[Problem requirements]
Identify the lines that contain the string "React" and report only how many there are.

— start —

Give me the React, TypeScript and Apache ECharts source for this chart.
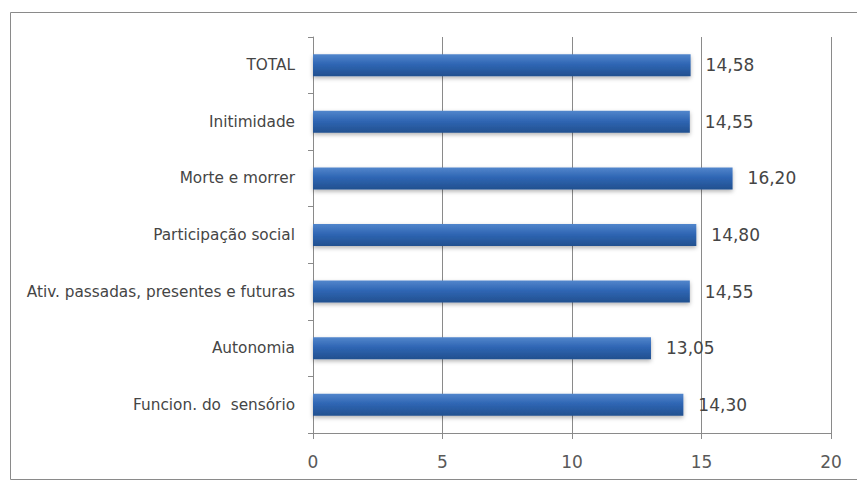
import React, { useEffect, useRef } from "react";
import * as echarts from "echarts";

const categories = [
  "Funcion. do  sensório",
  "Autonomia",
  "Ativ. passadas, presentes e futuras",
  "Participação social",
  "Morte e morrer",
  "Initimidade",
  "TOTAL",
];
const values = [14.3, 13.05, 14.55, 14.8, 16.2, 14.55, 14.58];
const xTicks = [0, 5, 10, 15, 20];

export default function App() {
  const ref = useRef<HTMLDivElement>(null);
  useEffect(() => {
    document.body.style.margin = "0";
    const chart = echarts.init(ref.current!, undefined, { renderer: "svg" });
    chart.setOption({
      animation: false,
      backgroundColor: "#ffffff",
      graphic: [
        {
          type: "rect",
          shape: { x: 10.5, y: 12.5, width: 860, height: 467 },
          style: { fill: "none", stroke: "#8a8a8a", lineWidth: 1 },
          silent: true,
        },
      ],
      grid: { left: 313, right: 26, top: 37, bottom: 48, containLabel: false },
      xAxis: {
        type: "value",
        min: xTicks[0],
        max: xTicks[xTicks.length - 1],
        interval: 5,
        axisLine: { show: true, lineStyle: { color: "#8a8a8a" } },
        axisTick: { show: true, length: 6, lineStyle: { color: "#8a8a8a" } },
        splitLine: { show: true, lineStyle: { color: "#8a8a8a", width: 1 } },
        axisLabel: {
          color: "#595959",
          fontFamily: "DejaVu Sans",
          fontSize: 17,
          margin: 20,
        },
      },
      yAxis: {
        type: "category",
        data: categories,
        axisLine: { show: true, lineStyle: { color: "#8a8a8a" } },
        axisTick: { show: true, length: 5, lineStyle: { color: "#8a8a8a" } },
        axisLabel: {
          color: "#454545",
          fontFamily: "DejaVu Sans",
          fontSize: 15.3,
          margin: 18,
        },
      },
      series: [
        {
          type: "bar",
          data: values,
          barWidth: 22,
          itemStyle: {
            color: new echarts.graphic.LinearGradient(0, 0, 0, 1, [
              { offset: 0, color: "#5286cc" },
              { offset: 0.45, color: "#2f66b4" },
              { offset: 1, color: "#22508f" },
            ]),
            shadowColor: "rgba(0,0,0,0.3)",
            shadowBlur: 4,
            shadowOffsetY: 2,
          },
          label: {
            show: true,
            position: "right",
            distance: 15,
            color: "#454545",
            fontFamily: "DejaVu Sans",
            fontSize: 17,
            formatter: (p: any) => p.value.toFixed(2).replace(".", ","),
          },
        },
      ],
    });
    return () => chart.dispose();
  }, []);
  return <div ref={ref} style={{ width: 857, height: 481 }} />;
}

— end —

[Finished exercise]
2